From a personal perspective, running a public company is definitely not for everyone. People who know me may note this peculiar character trait of being able to focus on relevant items at hand. It's important to know what you can impact, and spend your energy on that. Obsessing over situations you can't change are the biggest waste of time (the only finite resource we have) for any management team.


THERE ARE NO SHORTCUTS


I've been working full-time since 14 years old, and turn 35 this summer. Playing games professionally, writing about the industry, marketing, game production -- what you learn is the world is unfair, and you should focus on what you can impact and work on your skills. What you shouldn't do is take shortcuts. Every couple of years there's a new shiny thing that you don't fully understand on why it's useful, and people are trying to sell you on it. Don't let outside influence of hyped up trends influence your decision making.
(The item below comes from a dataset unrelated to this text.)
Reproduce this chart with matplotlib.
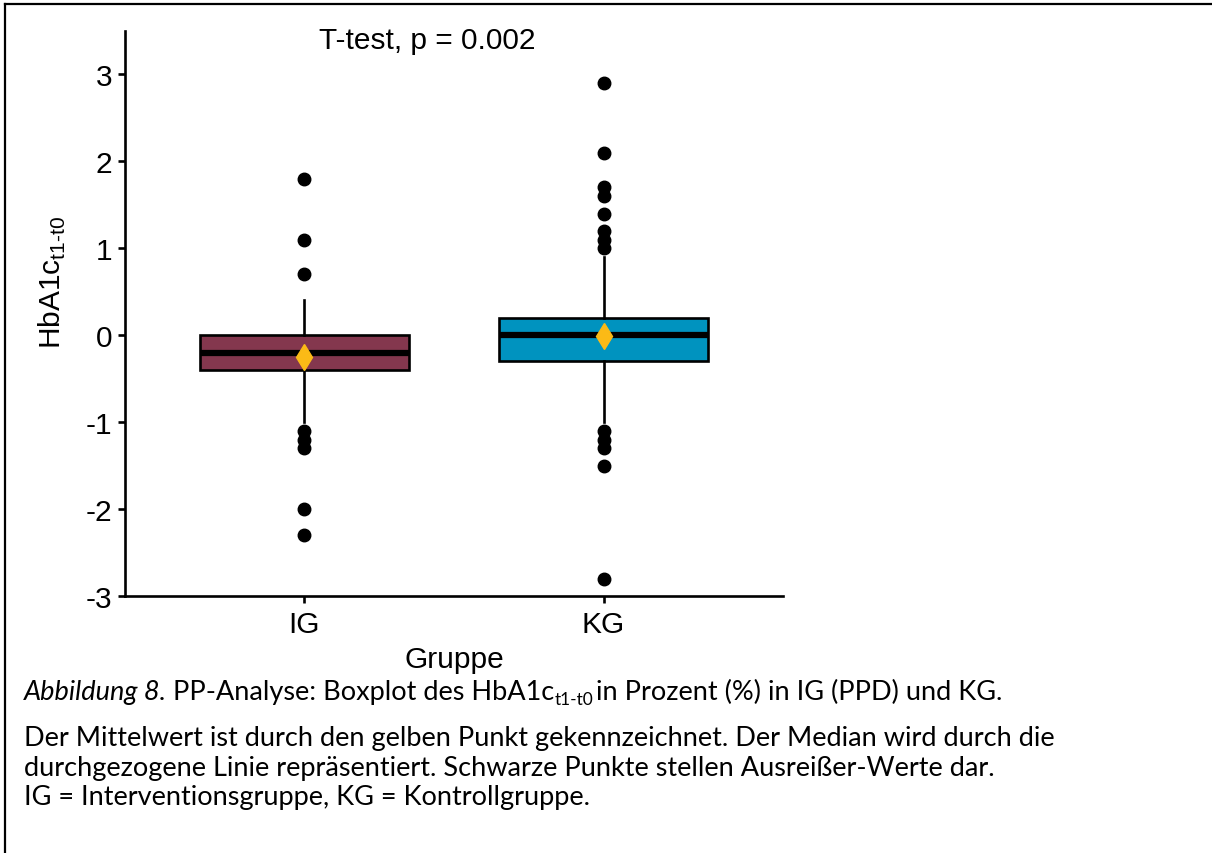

There are no shortcuts in life or business. Anything you do requires hard work, dedication, and love for what you do. Going public was a way to allow us to continue growing, innovating, and following our course -- and it's only the beginning of the journey. I feel lucky because of being able to experience this in an accelerated way. Usually it takes companies years to go public, and to experience huge swings in the price. We listed in under a year, and within the past 2 years have seen insane highs and lows. It's humbling. It's experience. And I'm happy we said no to most "hype" opportunities, such as going into social games a decade ago, all the crypto-esque scams, selling JPGs, and always stayed course.


OPTIMISTIC OUTLOOK


I'm optimistic about the industry in general. In 2023 we will be seeing plenty of groundbreaking AAA titles, alongside standout AA/indie games that really set new trends. Our goal is to make sure we deliver high quality games on as many platforms as possible, and pave the way for them to become franchises. Can't wait until we start revealing our upcoming products!